● **Instructions to follow**
Starting with the first line of the listing, quote each line exactly until and including the one with "6.37, 5.86, 4.73]", leaving pictures out.

● **Given data**
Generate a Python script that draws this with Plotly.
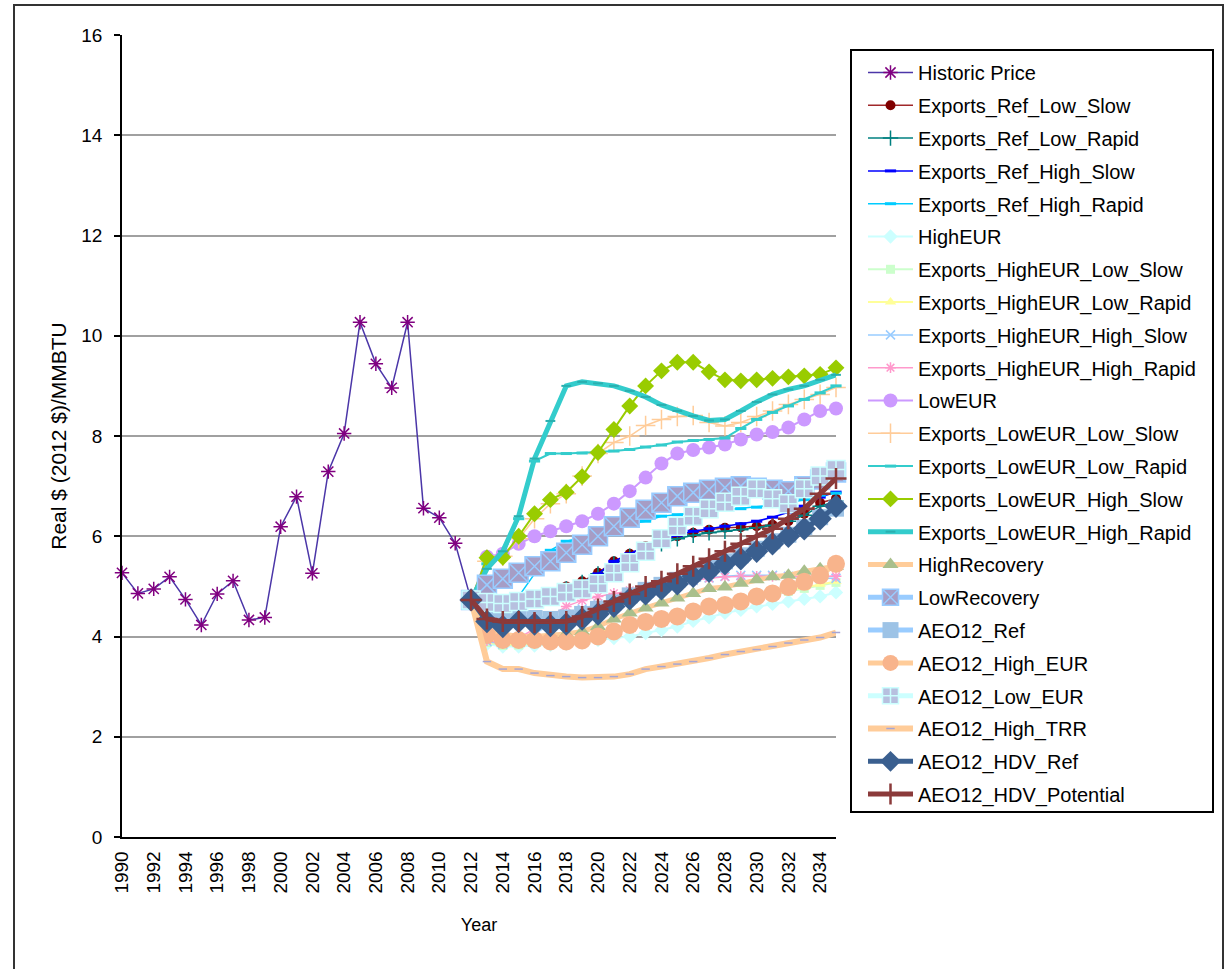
import plotly.graph_objects as go

# ---------------- data ----------------
hist_years = list(range(1990, 2013))
historic_price = [5.27, 4.86, 4.95, 5.19, 4.74, 4.23, 4.85, 5.11, 4.33, 4.38, 6.19, 6.79,
                  5.26, 7.29, 8.05, 10.27, 9.44, 8.96, 10.27, 6.56, 6.37, 5.86, 4.73]

proj_years = list(range(2012, 2036))
exports_ref_low_slow = [4.73, 4.70, 4.68, 4.72, 4.80, 4.87, 5.00, 5.10, 5.27, 5.50, 5.65, 5.80,
                        5.92, 6.00, 6.07, 6.13, 6.17, 6.18, 6.20, 6.23, 6.30, 6.45, 6.67, 6.75]
exports_ref_low_rapid = [4.73, 4.60, 4.58, 4.62, 4.72, 4.82, 4.95, 5.08, 5.25, 5.45, 5.60, 5.72,
                         5.85, 5.95, 6.02, 6.07, 6.10, 6.13, 6.17, 6.22, 6.30, 6.42, 6.60, 6.70]
exports_ref_high_slow = [4.73, 4.62, 4.60, 4.65, 4.72, 4.80, 4.93, 5.07, 5.25, 5.50, 5.65, 5.80,
                         5.92, 6.02, 6.10, 6.15, 6.20, 6.25, 6.30, 6.38, 6.48, 6.60, 6.78, 6.88]
exports_ref_high_rapid = [4.73, 4.65, 4.65, 4.80, 5.25, 5.72, 5.90, 5.97, 6.10, 6.20, 6.25, 6.30,
                          6.40, 6.43, 6.47, 6.50, 6.53, 6.55, 6.58, 6.62, 6.67, 6.73, 6.82, 6.86]
high_eur = [4.73, 3.85, 3.80, 3.80, 3.82, 3.83, 3.85, 3.88, 3.93, 3.97, 4.00, 4.07,
            4.13, 4.20, 4.31, 4.38, 4.47, 4.53, 4.60, 4.65, 4.70, 4.75, 4.80, 4.88]
exports_higheur_low_slow = [4.73, 3.88, 3.82, 3.83, 3.86, 3.90, 3.94, 3.99, 4.06, 4.13, 4.20, 4.27,
                            4.35, 4.42, 4.50, 4.58, 4.65, 4.72, 4.78, 4.84, 4.90, 4.96, 5.02, 5.08]
exports_higheur_low_rapid = [4.73, 3.90, 3.84, 3.85, 3.88, 3.92, 3.96, 4.01, 4.08, 4.15, 4.22, 4.30,
                             4.38, 4.45, 4.53, 4.60, 4.67, 4.74, 4.80, 4.86, 4.92, 4.98, 5.04, 5.10]
exports_higheur_high_slow = [4.73, 3.90, 3.85, 3.92, 4.05, 4.25, 4.42, 4.55, 4.65, 4.75, 4.85, 4.93,
                             5.00, 5.06, 5.12, 5.17, 5.20, 5.22, 5.22, 5.22, 5.20, 5.18, 5.16, 5.16]
exports_higheur_high_rapid = [4.73, 3.92, 3.87, 3.97, 4.15, 4.40, 4.60, 4.72, 4.80, 4.86, 4.92, 4.97,
                              5.02, 5.07, 5.12, 5.16, 5.19, 5.20, 5.20, 5.20, 5.20, 5.20, 5.20, 5.20]
low_eur = [4.73, 5.59, 5.65, 5.85, 6.00, 6.10, 6.20, 6.30, 6.45, 6.65, 6.90, 7.17,
           7.45, 7.65, 7.72, 7.77, 7.83, 7.93, 8.03, 8.08, 8.17, 8.33, 8.50, 8.55]
exports_loweur_low_slow = [4.73, 5.50, 5.60, 5.95, 6.35, 6.65, 6.85, 7.20, 7.65, 7.87, 8.00, 8.21,
                           8.33, 8.39, 8.41, 8.27, 8.20, 8.27, 8.39, 8.50, 8.63, 8.73, 8.83, 8.97]
exports_loweur_low_rapid = [4.73, 5.45, 5.62, 6.35, 7.50, 7.65, 7.65, 7.66, 7.68, 7.70, 7.73, 7.78,
                            7.82, 7.88, 7.91, 7.93, 7.96, 8.15, 8.33, 8.47, 8.60, 8.73, 8.86, 9.00]
exports_loweur_high_slow = [4.73, 5.57, 5.58, 6.00, 6.45, 6.73, 6.88, 7.19, 7.67, 8.13, 8.60, 9.00,
                            9.30, 9.47, 9.47, 9.28, 9.12, 9.10, 9.12, 9.15, 9.18, 9.20, 9.23, 9.36]
exports_loweur_high_rapid = [4.73, 5.35, 5.70, 6.40, 7.55, 8.30, 9.00, 9.08, 9.05, 9.00, 8.90, 8.78,
                             8.62, 8.50, 8.40, 8.31, 8.33, 8.50, 8.68, 8.83, 8.93, 9.00, 9.12, 9.22]
high_recovery = [4.73, 4.10, 4.05, 4.00, 4.00, 4.02, 4.05, 4.10, 4.20, 4.35, 4.47, 4.57,
                 4.67, 4.77, 4.86, 4.96, 4.99, 5.06, 5.13, 5.19, 5.22, 5.30, 5.35, 5.40]
low_recovery = [4.73, 5.03, 5.15, 5.27, 5.40, 5.50, 5.67, 5.83, 6.00, 6.20, 6.37, 6.53,
                6.67, 6.80, 6.87, 6.93, 6.97, 7.00, 6.97, 6.93, 6.90, 7.00, 7.13, 7.27]
aeo12_ref = [4.73, 4.40, 4.35, 4.38, 4.37, 4.35, 4.38, 4.45, 4.55, 4.68, 4.82, 4.93,
             5.03, 5.13, 5.25, 5.37, 5.50, 5.62, 5.75, 5.90, 6.03, 6.18, 6.38, 6.55]
aeo12_high_eur = [4.73, 4.03, 3.93, 3.93, 3.93, 3.90, 3.90, 3.92, 4.00, 4.10, 4.23, 4.29,
                  4.35, 4.40, 4.50, 4.60, 4.63, 4.70, 4.80, 4.86, 4.99, 5.09, 5.22, 5.45]
aeo12_low_eur = [4.73, 4.68, 4.66, 4.70, 4.75, 4.80, 4.88, 4.95, 5.05, 5.27, 5.47, 5.70,
                 5.95, 6.20, 6.40, 6.55, 6.68, 6.80, 6.95, 6.75, 6.65, 6.95, 7.20, 7.33]
aeo12_high_trr = [4.73, 3.50, 3.35, 3.35, 3.27, 3.22, 3.20, 3.18, 3.18, 3.20, 3.25, 3.35,
                  3.40, 3.45, 3.50, 3.57, 3.64, 3.70, 3.74, 3.80, 3.87, 3.93, 3.98, 4.08]
aeo12_hdv_ref = [4.73, 4.30, 4.20, 4.30, 4.25, 4.22, 4.25, 4.35, 4.45, 4.60, 4.75, 4.85,
                 4.95, 5.05, 5.20, 5.30, 5.45, 5.55, 5.70, 5.85, 6.00, 6.15, 6.35, 6.60]
aeo12_hdv_potential = [4.73, 4.35, 4.30, 4.30, 4.28, 4.28, 4.30, 4.40, 4.55, 4.70, 4.85, 5.00,
                       5.10, 5.25, 5.40, 5.55, 5.70, 5.85, 6.00, 6.15, 6.35, 6.55, 6.85, 7.15]

x_tick_labels = [str(y) for y in range(1990, 2035, 2)]
y_tick_values = list(range(0, 17, 2))

# ---------------- styles ----------------
# name, x, y, line color, line width, symbol, marker size, marker color, marker line color, marker line width
series = [
    ("Historic Price", hist_years, historic_price, "#4B36A8", 1.5, "asterisk-open", 12, "#800080", "#800080", 1.5),
    ("Exports_Ref_Low_Slow", proj_years, exports_ref_low_slow, "#A0282A", 1.5, "circle", 10, "#800000", "#800000", 0),
    ("Exports_Ref_Low_Rapid", proj_years, exports_ref_low_rapid, "#008080", 1.5, "cross-thin-open", 11, "#008080", "#008080", 1.5),
    ("Exports_Ref_High_Slow", proj_years, exports_ref_high_slow, "#0000FF", 1.5, "line-ew-open", 8, "#0000FF", "#0000FF", 3),
    ("Exports_Ref_High_Rapid", proj_years, exports_ref_high_rapid, "#00CCFF", 1.5, "line-ew-open", 8, "#00CCFF", "#00CCFF", 3),
    ("HighEUR", proj_years, high_eur, "#CCFFFF", 2, "diamond", 11, "#CCFFFF", "#CCFFFF", 0),
    ("Exports_HighEUR_Low_Slow", proj_years, exports_higheur_low_slow, "#CCFFCC", 2, "square", 9, "#CCFFCC", "#CCFFCC", 0),
    ("Exports_HighEUR_Low_Rapid", proj_years, exports_higheur_low_rapid, "#FFFF99", 2, "triangle-up", 10, "#FFFF99", "#FFFF99", 0),
    ("Exports_HighEUR_High_Slow", proj_years, exports_higheur_high_slow, "#99CCFF", 1.5, "x-thin-open", 9, "#99CCFF", "#99CCFF", 1.5),
    ("Exports_HighEUR_High_Rapid", proj_years, exports_higheur_high_rapid, "#FF99CC", 1.5, "asterisk-open", 9, "#FF99CC", "#FF99CC", 1.5),
    ("LowEUR", proj_years, low_eur, "#CC99FF", 2, "circle", 14, "#CC99FF", "#CC99FF", 0),
    ("Exports_LowEUR_Low_Slow", proj_years, exports_loweur_low_slow, "#FFCC99", 1.5, "cross-thin-open", 14, "#FFCC99", "#FFCC99", 1.5),
    ("Exports_LowEUR_Low_Rapid", proj_years, exports_loweur_low_rapid, "#33CCCC", 2, "line-ew-open", 8, "#33CCCC", "#33CCCC", 3),
    ("Exports_LowEUR_High_Slow", proj_years, exports_loweur_high_slow, "#99CC00", 2, "diamond", 13, "#99CC00", "#99CC00", 0),
    ("Exports_LowEUR_High_Rapid", proj_years, exports_loweur_high_rapid, "#33CCCC", 5, "line-ew-open", 7, "#2AAFAF", "#2AAFAF", 2),
    ("HighRecovery", proj_years, high_recovery, "#FFCC99", 5, "triangle-up", 14, "#A9BF8C", "#A9BF8C", 0),
    ("LowRecovery", proj_years, low_recovery, "#99CCFF", 5, "square-x", 19, "#A69DC5", "#99CCFF", 1.5),
    ("AEO12_Ref", proj_years, aeo12_ref, "#99CCFF", 5, "square", 16, "#9DC3E6", "#9DC3E6", 0),
    ("AEO12_High_EUR", proj_years, aeo12_high_eur, "#FFCC99", 5, "circle", 18, "#F8B48C", "#F8B48C", 0),
    ("AEO12_Low_EUR", proj_years, aeo12_low_eur, "#CCFFFF", 5, "square-cross", 18, "#B7C0DF", "#CCFFFF", 1.5),
    ("AEO12_High_TRR", proj_years, aeo12_high_trr, "#FFCC99", 6, "line-ew-open", 6, "#A5A5D5", "#A5A5D5", 1.5),
    ("AEO12_HDV_Ref", proj_years, aeo12_hdv_ref, "#3A5F8F", 5, "diamond", 18, "#3A5F8F", "#3A5F8F", 0),
    ("AEO12_HDV_Potential", proj_years, aeo12_hdv_potential, "#8B3A3A", 5, "cross-thin-open", 15, "#8B3A3A", "#8B3A3A", 2.5),
]

FONT = "Liberation Sans, Arial, sans-serif"
W, H = 1227, 969
# plot area in page pixels: x 122..836, y 35..837
L, T = 122, 35
R = W - 836
B = H - 837
PW, PH = W - L - R, H - T - B


def px_x(px):
    return (px - L) / PW


def px_y(py):
    return (H - B - py) / PH


fig = go.Figure()
for (name, xs, ys, lc, lw, sym, ms, mc, mlc, mlw) in series:
    fig.add_trace(go.Scatter(
        x=xs, y=ys, name=name, mode="lines+markers", legendgroup=name,
        line=dict(color=lc, width=lw),
        marker=dict(symbol=sym, size=ms, color=mc, line=dict(color=mlc, width=mlw)),
        cliponaxis=False,
    ))

fig.update_layout(
    width=W, height=H, autosize=False,
    margin=dict(l=L, r=R, t=T, b=B, pad=0),
    paper_bgcolor="white", plot_bgcolor="white",
    font=dict(family=FONT, size=18, color="black"),
    showlegend=True,
    legend=dict(
        x=px_x(863), y=px_y(53), xanchor="left", yanchor="top",
        bgcolor="rgba(0,0,0,0)", borderwidth=0,
        font=dict(family=FONT, size=20, color="black"),
        traceorder="grouped", tracegroupgap=3.8, itemwidth=45,
        itemsizing="trace",
    ),
    xaxis=dict(
        range=[1990, 2035], tickmode="array",
        tickvals=[int(t) for t in x_tick_labels], ticktext=x_tick_labels,
        tickangle=-90, showgrid=False, zeroline=False,
        showline=True, linecolor="black", linewidth=1.5,
        ticks="", ticklabelstandoff=5, tickfont=dict(family=FONT, size=19),
        title=dict(text="Year", font=dict(family=FONT, size=18), standoff=26),
    ),
    yaxis=dict(
        range=[0, 16], tickmode="array", tickvals=y_tick_values,
        showgrid=True, gridcolor="#A0A0A0", gridwidth=1.5, zeroline=False,
        showline=True, linecolor="black", linewidth=1.5,
        ticks="outside", ticklen=6, tickcolor="black", tickwidth=1.5,
        ticklabelstandoff=8,
        tickfont=dict(family=FONT, size=19),
        title=dict(text="Real $ (2012 $)/MMBTU", font=dict(family=FONT, size=21), standoff=9),
    ),
    shapes=[
        # outer frame
        dict(type="rect", xref="paper", yref="paper",
             x0=px_x(14), x1=px_x(1223), y0=px_y(990), y1=px_y(5),
             line=dict(color="#333333", width=2), fillcolor="rgba(0,0,0,0)", layer="below"),
        # legend box
        dict(type="rect", xref="paper", yref="paper",
             x0=px_x(851), x1=px_x(1213), y0=px_y(812), y1=px_y(50),
             line=dict(color="black", width=2), fillcolor="rgba(0,0,0,0)", layer="above"),
    ],
)

fig.write_html(
    "out.html",
    config={"displayModeBar": False},
    post_script="document.body.style.margin='0px';document.body.style.overflow='hidden';",
)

● **Reply**
Generate a Python script that draws this with Plotly.
import plotly.graph_objects as go

# ---------------- data ----------------
hist_years = list(range(1990, 2013))
historic_price = [5.27, 4.86, 4.95, 5.19, 4.74, 4.23, 4.85, 5.11, 4.33, 4.38, 6.19, 6.79,
                  5.26, 7.29, 8.05, 10.27, 9.44, 8.96, 10.27, 6.56, 6.37, 5.86, 4.73]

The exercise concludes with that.